Epinasty is the increased growth of the upper surface of a plant part, such as a leaf, resulting in a downward bending of the part. Photo: Tom Ford
Recently, a Pennsylvania grower sold on the high efficiency rating of a vent-free unit purchased and installed one in his tomato greenhouse. For those unfamiliar with these units they utilize a motorized fresh air inlet that transports fresh outside air into the unit to aid in the combustion of the propane or natural gas fuel.
The grower thought that the vent-free heater sounded great since it would combine 90% fuel efficiency with the added benefit of injecting growth enhancing CO2 into the greenhouse environment. While this specific unit looked good on paper the real impact of this purchase would be seen months later when cropping problems would be observed.
Traditional unit heaters are vented to the outside to allow for the transport of flue gases and water vapor to the outdoor environment. Flue gases can contain air pollutants like sulfur dioxide and ethylene. If these flue gases enter the growing space, they can result in flower and leaf abscission, epinasty (the downward bending of stems), foliar burn, and yield loss. Vented heaters tend to be less efficient than the vent-free heaters because some of the heat generated through combustion is also conducted up the vent-pipe and is lost to the outdoor environment.
Tomato plant exhibiting signs of ethyene injury. Photo: Tom Ford
Vent-free heaters are designed to minimize the byproducts from combustion while limiting heat loss to the outside environment. Vent-free heaters also produce water vapor which may increase the relative humidity in the greenhouse structure.

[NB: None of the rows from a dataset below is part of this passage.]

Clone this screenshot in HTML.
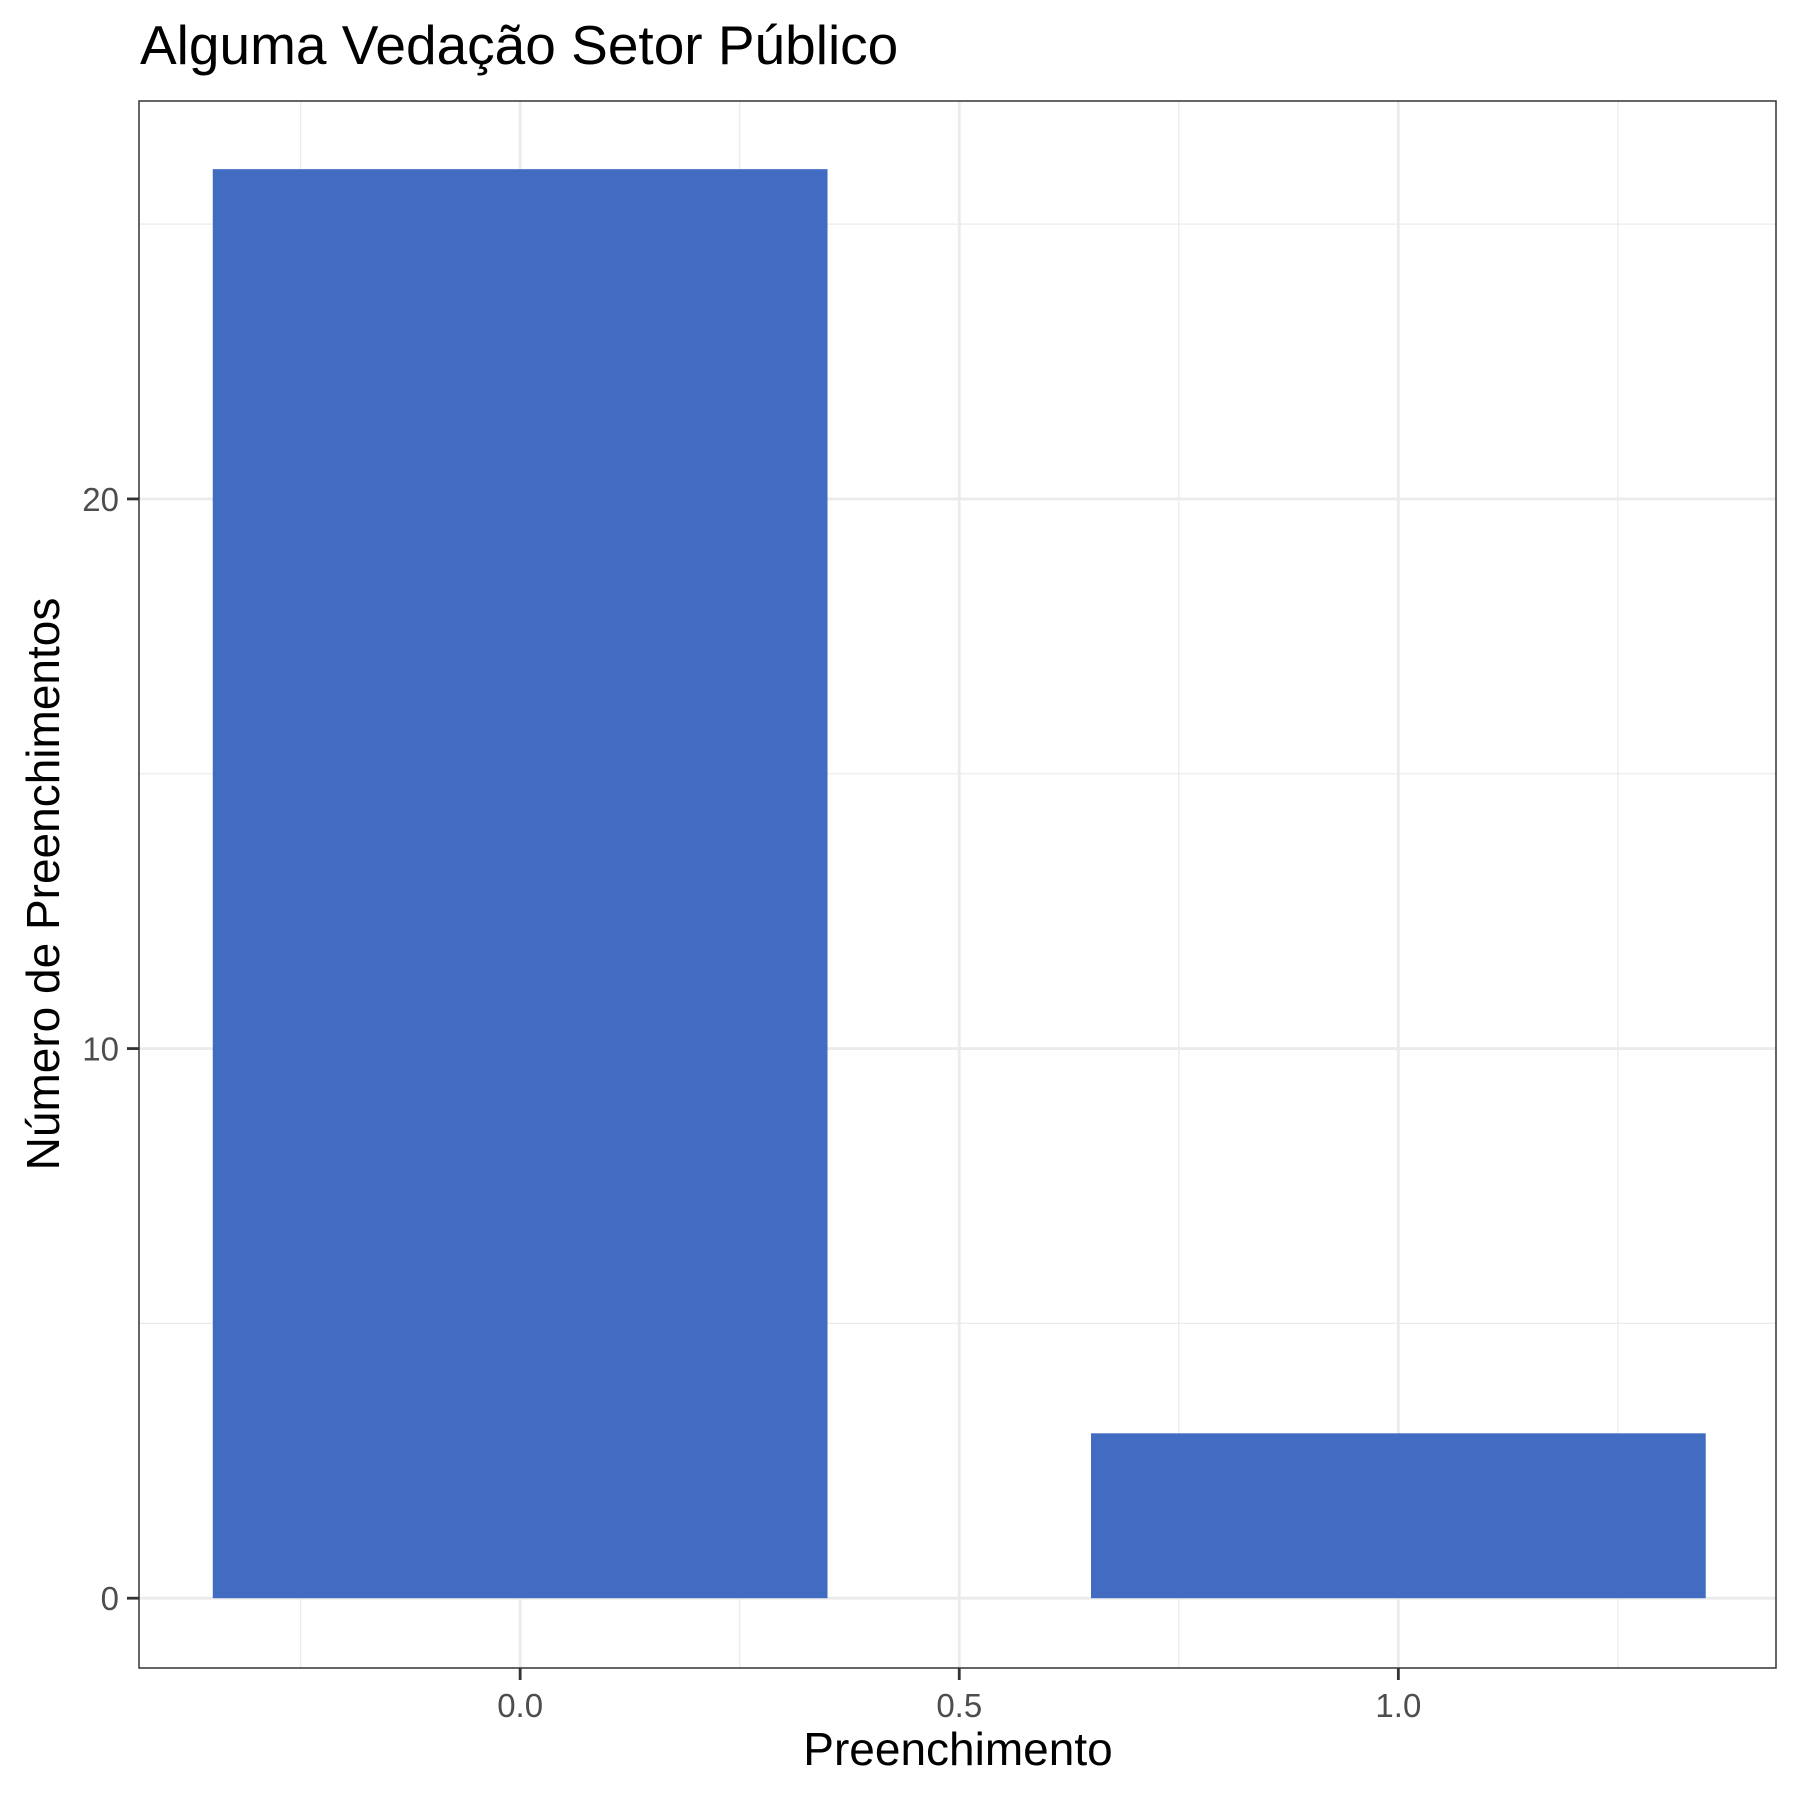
<!DOCTYPE html>
<html><head><meta charset="utf-8"><style>body{margin:0;background:#fff}svg{display:block}</style></head>
<body>
<svg id="chart" width="1800" height="1800" xmlns="http://www.w3.org/2000/svg" font-family="'Liberation Sans', sans-serif">
<rect width="1800" height="1800" fill="#fff"/>
<text x="140" y="64" font-size="55" fill="#000">Alguma Vedação Setor Público</text>
<g id="grid"></g>
<g id="bars"></g>
<rect x="139" y="101" width="1637" height="1567" fill="none" stroke="#333" stroke-width="1.5"/>
<g id="axes"></g>
<text x="958" y="1765" font-size="46" text-anchor="middle" fill="#000">Preenchimento</text>
<text transform="translate(59,884) rotate(-90)" font-size="46" text-anchor="middle" fill="#000">Número de Preenchimentos</text>
</svg>
<script>
const categories = [0, 1];
const counts = [26, 3];
const xTicks = [0, 0.5, 1];
const xTickLabels = ["0.0", "0.5", "1.0"];
const xMinor = [-0.25, 0.25, 0.75, 1.25];
const yTicks = [0, 10, 20];
const yTickLabels = ["0", "10", "20"];
const yMinor = [5, 15, 25];

const L=139,R=1776,T=101,B=1668;
const xMin=-0.434,xMax=1.430,yMin=-1.27,yMax=27.24;
const sx=v=>L+(v-xMin)/(xMax-xMin)*(R-L);
const sy=v=>B-(v-yMin)/(yMax-yMin)*(B-T);
const NS="http://www.w3.org/2000/svg";
function mk(tag,attrs,parent){const e=document.createElementNS(NS,tag);for(const k in attrs)e.setAttribute(k,attrs[k]);parent.appendChild(e);return e;}
const grid=document.getElementById('grid'),bars=document.getElementById('bars'),axes=document.getElementById('axes');
yMinor.forEach(v=>{const e=mk('line',{x1:L,x2:R,y1:sy(v),y2:sy(v),stroke:'#ebebeb','stroke-width':1.3},grid);

});
xMinor.forEach(v=>{const e=mk('line',{x1:sx(v),x2:sx(v),y1:T,y2:B,stroke:'#ebebeb','stroke-width':1.3},grid);

});
yTicks.forEach((v,i)=>{const e=mk('line',{x1:L,x2:R,y1:sy(v),y2:sy(v),stroke:'#ebebeb','stroke-width':2.8},grid);


const t=mk('line',{x1:L-12,x2:L,y1:sy(v),y2:sy(v),stroke:'#333','stroke-width':2.8},axes);


const l=mk('text',{x:L-20,y:sy(v)+12,'font-size':33,'text-anchor':'end',fill:'#4d4d4d'},axes);l.textContent=yTickLabels[i];

});
xTicks.forEach((v,i)=>{const e=mk('line',{x1:sx(v),x2:sx(v),y1:T,y2:B,stroke:'#ebebeb','stroke-width':2.8},grid);


const t=mk('line',{x1:sx(v),x2:sx(v),y1:B,y2:B+12,stroke:'#333','stroke-width':2.8},axes);


const l=mk('text',{x:sx(v),y:B+49,'font-size':33,'text-anchor':'middle',fill:'#4d4d4d'},axes);l.textContent=xTickLabels[i];

});
categories.forEach((c,i)=>{const x0=sx(c-0.35),x1=sx(c+0.35),y0=sy(counts[i]),y1=sy(0);
const b=mk('rect',{x:x0,y:y0,width:x1-x0,height:y1-y0,fill:'#416cc2'},bars);

});
</script>
</body></html>
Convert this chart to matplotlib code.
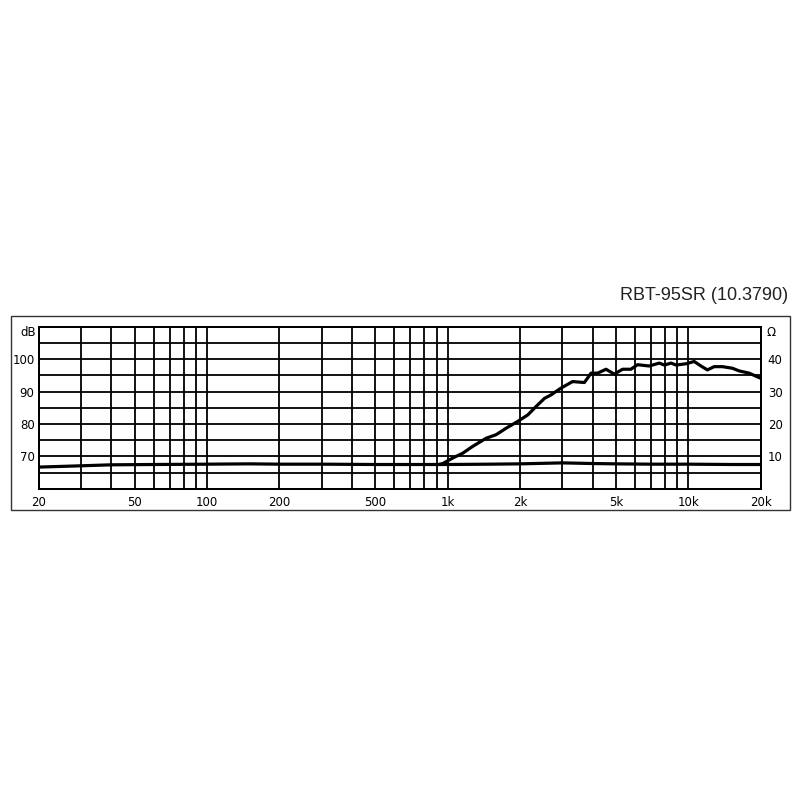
import matplotlib
matplotlib.use("Agg")
import matplotlib.pyplot as plt
from matplotlib.patches import Rectangle
from matplotlib.ticker import FixedLocator, NullFormatter

# frequency response (dB)
fr_freq = [930, 955, 1050, 1156, 1271, 1445, 1590, 1750, 1955, 2152, 2330, 2524,
           2690, 2960, 3305, 3698, 3944, 4200, 4550, 4925, 5330, 5770, 6150, 6880,
           7570, 7950, 8470, 8900, 9800, 10570, 11450, 12000, 12800, 13860, 15250,
           16240, 17870, 20000]
fr_db = [67.6, 67.8, 69.5, 71.0, 73.1, 75.6, 76.7, 78.7, 80.8, 82.8, 85.4, 87.9,
         89.0, 91.1, 93.1, 92.8, 95.7, 95.7, 96.9, 95.4, 96.9, 96.9, 98.3, 97.9,
         98.8, 98.2, 98.8, 98.2, 98.6, 99.3, 97.6, 96.7, 97.7, 97.7, 97.2,
         96.4, 95.7, 94.1]

# impedance (ohm)
z_freq = [20, 30, 40, 60, 100, 150, 200, 300, 500, 700, 1000, 1500, 2000, 3000,
          4000, 5000, 7000, 10000, 15000, 20000]
z_ohm = [6.7, 7.1, 7.4, 7.5, 7.6, 7.7, 7.6, 7.6, 7.5, 7.5, 7.5, 7.6, 7.7, 8.0,
         7.8, 7.7, 7.6, 7.6, 7.5, 7.5]

x_labels = {20: "20", 50: "50", 100: "100", 200: "200", 500: "500",
            1000: "1k", 2000: "2k", 5000: "5k", 10000: "10k", 20000: "20k"}
db_ticks = [70, 80, 90, 100]
ohm_ticks = [10, 20, 30, 40]
title = "RBT-95SR (10.3790)"

grid_x = [m * 10 ** e for e in range(1, 5) for m in range(1, 10)]
grid_x = [g for g in grid_x if 20 <= g <= 20000]

fig = plt.figure(figsize=(8, 8), dpi=100)
fig.patches.append(Rectangle((0.0134, 0.3625), 0.974, 0.243, transform=fig.transFigure,
                             fill=False, edgecolor="#333333", linewidth=1.0))
fig.text(0.985, 0.631, title, ha="right", va="center", fontsize=13,
         family="Liberation Sans", color="#222222")

ax = fig.add_axes([0.0484, 0.389, 0.9026, 0.2025])
ax.set_xscale("log")
ax.set_xlim(20, 20000)
ax.set_ylim(60, 110)

lw_grid = 1.3
for g in grid_x:
    ax.axvline(g, color="black", linewidth=lw_grid, zorder=1)
for h in range(60, 111, 5):
    ax.axhline(h, color="black", linewidth=lw_grid, zorder=1)
for s in ax.spines.values():
    s.set_linewidth(lw_grid)

ax.plot(fr_freq, fr_db, color="black", linewidth=2.3, zorder=3, solid_joinstyle="round")

ax.xaxis.set_major_locator(FixedLocator(list(x_labels.keys())))
ax.set_xticklabels(list(x_labels.values()))
ax.xaxis.set_minor_formatter(NullFormatter())
ax.xaxis.set_minor_locator(FixedLocator([]))
ax.set_yticks(db_ticks)
ax.tick_params(length=0, labelsize=8.5, pad=3)
ax.tick_params(axis="x", pad=5)
ax.text(-0.004, 108.3, "dB", transform=ax.get_yaxis_transform(), ha="right",
        va="center", fontsize=8.5)

ax2 = ax.twinx()
ax2.set_ylim(0, 50)
ax2.plot(z_freq, z_ohm, color="black", linewidth=2.3, zorder=3)
ax2.set_yticks(ohm_ticks)
ax2.tick_params(length=0, labelsize=8.5, pad=5)
for s in ax2.spines.values():
    s.set_linewidth(lw_grid)
ax2.text(1.008, 48.3, "Ω", transform=ax2.get_yaxis_transform(), ha="left",
         va="center", fontsize=8.5)

fig.savefig("out.png", dpi=100)
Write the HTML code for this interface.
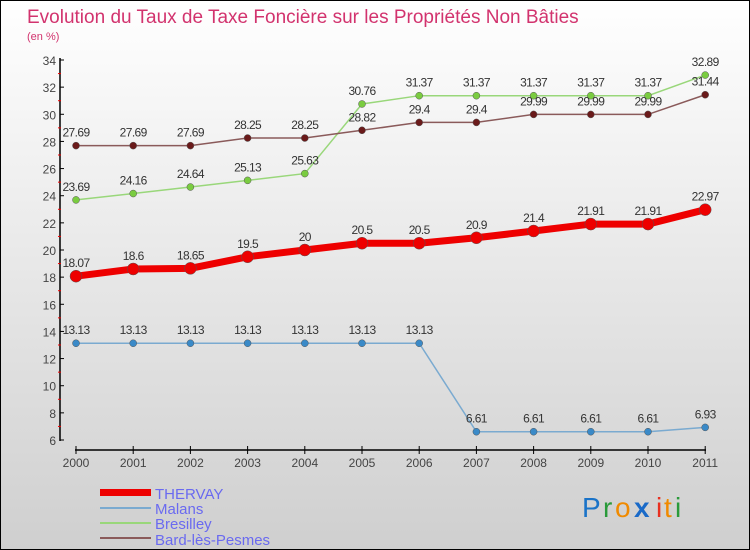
<!DOCTYPE html>
<html><head><meta charset="utf-8"><style>
body{margin:0;}
#c{width:750px;height:550px;position:relative;overflow:hidden;font-family:"Liberation Sans",sans-serif;}
</style></head><body>
<div id="c">
<svg id="s" width="750" height="550" xmlns="http://www.w3.org/2000/svg">
<defs><linearGradient id="bg" x1="0" y1="0" x2="0" y2="1"><stop offset="0" stop-color="#ffffff"/><stop offset="1" stop-color="#cfcfcf"/></linearGradient></defs>
<rect x="0.5" y="0.5" width="749" height="549" fill="url(#bg)" stroke="#000"/>
<text x="27" y="23" font-size="19" fill="#d2336e">Evolution du Taux de Taxe Foncière sur les Propriétés Non Bâties</text>
<text x="27" y="40" font-size="11" fill="#d2336e">(en %)</text>
<g id="axes"></g><g id="series"></g>
<g>
<rect x="100" y="489" width="51" height="7" fill="#ee0000"/>
<rect x="100" y="507" width="51" height="2" fill="#7aaad0"/>
<rect x="100" y="522" width="51" height="2" fill="#99d77a"/>
<rect x="100" y="537" width="51" height="2" fill="#8a5a5a"/>
<text x="155" y="499" font-size="15" fill="#6a6af0">THERVAY</text>
<text x="155" y="514" font-size="15" fill="#6a6af0">Malans</text>
<text x="155" y="529" font-size="15" fill="#6a6af0">Bresilley</text>
<text x="155" y="545" font-size="15" fill="#6a6af0">Bard-lès-Pesmes</text>
</g>
<g font-size="28">
<text x="582" y="517" fill="#1a73c8">P</text><text x="603" y="517" fill="#2a9a3a">r</text><text x="615" y="517" fill="#f08a00">o</text><text x="634" y="517" fill="#1a6ac8" font-weight="bold">x</text><text x="656" y="517" fill="#e83020">i</text><text x="664" y="517" fill="#f08a00">t</text><text x="675" y="517" fill="#2a9a3a">i</text>
</g>
</svg></div>
<script>
const years=[2000,2001,2002,2003,2004,2005,2006,2007,2008,2009,2010,2011];
const thervay=[18.07,18.6,18.65,19.5,20,20.5,20.5,20.9,21.4,21.91,21.91,22.97];
const malans=[13.13,13.13,13.13,13.13,13.13,13.13,13.13,6.61,6.61,6.61,6.61,6.93];
const bresilley=[23.69,24.16,24.64,25.13,25.63,30.76,31.37,31.37,31.37,31.37,31.37,32.89];
const bard=[27.69,27.69,27.69,28.25,28.25,28.82,29.4,29.4,29.99,29.99,29.99,31.44];
const yTicks=[6,8,10,12,14,16,18,20,22,24,26,28,30,32,34];
const NS="http://www.w3.org/2000/svg";
const X=i=>76+i*57.2;
const Y=v=>440-(v-6)*380/28;
function mk(t,a,p){const e=document.createElementNS(NS,t);for(const k in a)e.setAttribute(k,a[k]);p.appendChild(e);return e;}
const ax=document.getElementById('axes');
let l=mk('line',{x1:60,y1:58,x2:60,y2:441,stroke:'#000','stroke-width':1.5},ax);


l=mk('line',{x1:75,y1:450,x2:706,y2:450,stroke:'#000','stroke-width':1.5},ax);


yTicks.forEach(v=>{
 mk('line',{x1:60,y1:Y(v),x2:64,y2:Y(v),stroke:'#000'},ax);
 if(v<34)mk('line',{x1:58,y1:Y(v+1),x2:61,y2:Y(v+1),stroke:'#e00'},ax);
 const t=mk('text',{x:56,y:Y(v)+5,'text-anchor':'end','font-size':12,fill:'#444'},ax);
 t.textContent=v;
 
 
});
years.forEach((y,i)=>{
 mk('line',{x1:X(i),y1:446,x2:X(i),y2:454,stroke:'#000'},ax);
 const t=mk('text',{x:X(i),y:467,'text-anchor':'middle','font-size':12,fill:'#444'},ax);
 t.textContent=y;
 
 
});
const sg=document.getElementById('series');
function series(name,data,color,dot,w,r){
 const g=mk('g',{},sg);
 
 
 const p=mk('polyline',{points:data.map((v,i)=>X(i)+','+Y(v)).join(' '),fill:'none',stroke:color,'stroke-width':w},g);
 
 
 data.forEach((v,i)=>{
  const c=mk('circle',{cx:X(i),cy:Y(v),r:r,fill:dot,stroke:'#555','stroke-width':0.5},g);
  
  
  const t=mk('text',{x:X(i),y:Y(v)-9,'text-anchor':'middle','font-size':12,fill:'#333','letter-spacing':'-0.6'},g);
  t.textContent=v;
  
  
 });
}
series('malans',malans,'#7aaad0','#3a8ac8',1.5,3.5);
series('bresilley',bresilley,'#99d77a','#7acc40',1.5,3.5);
series('bard',bard,'#8a5a5a','#6a1a1a',1.5,3.5);
series('thervay',thervay,'#ee0000','#ee0000',7,6);
</script>
</body></html>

Increases in relative humidity in the greenhouse environment may encourage condensation to form on the interior of the greenhouse film which could reduce light transmission to the growing crops. Reductions in light transmission may impact crop quality while elevated greenhouse humidity levels could increase the risk of foliar infection from diseases like leaf mold and pollination related fruiting issues.
Ethylene is a colorless, odorless gas that can injure some plants at very low levels (.05 to. 01 ppm). As the level of ethylene increases in the greenhouse atmosphere the observable severity of plant injury increases. The installation of an old school distribution tube (fan jet system) in the greenhouse will dilute the flue gases while mixing the air inside the structure. This practice should lessen the risk of plant injury in greenhouses where vent-free heating technologies have been employed.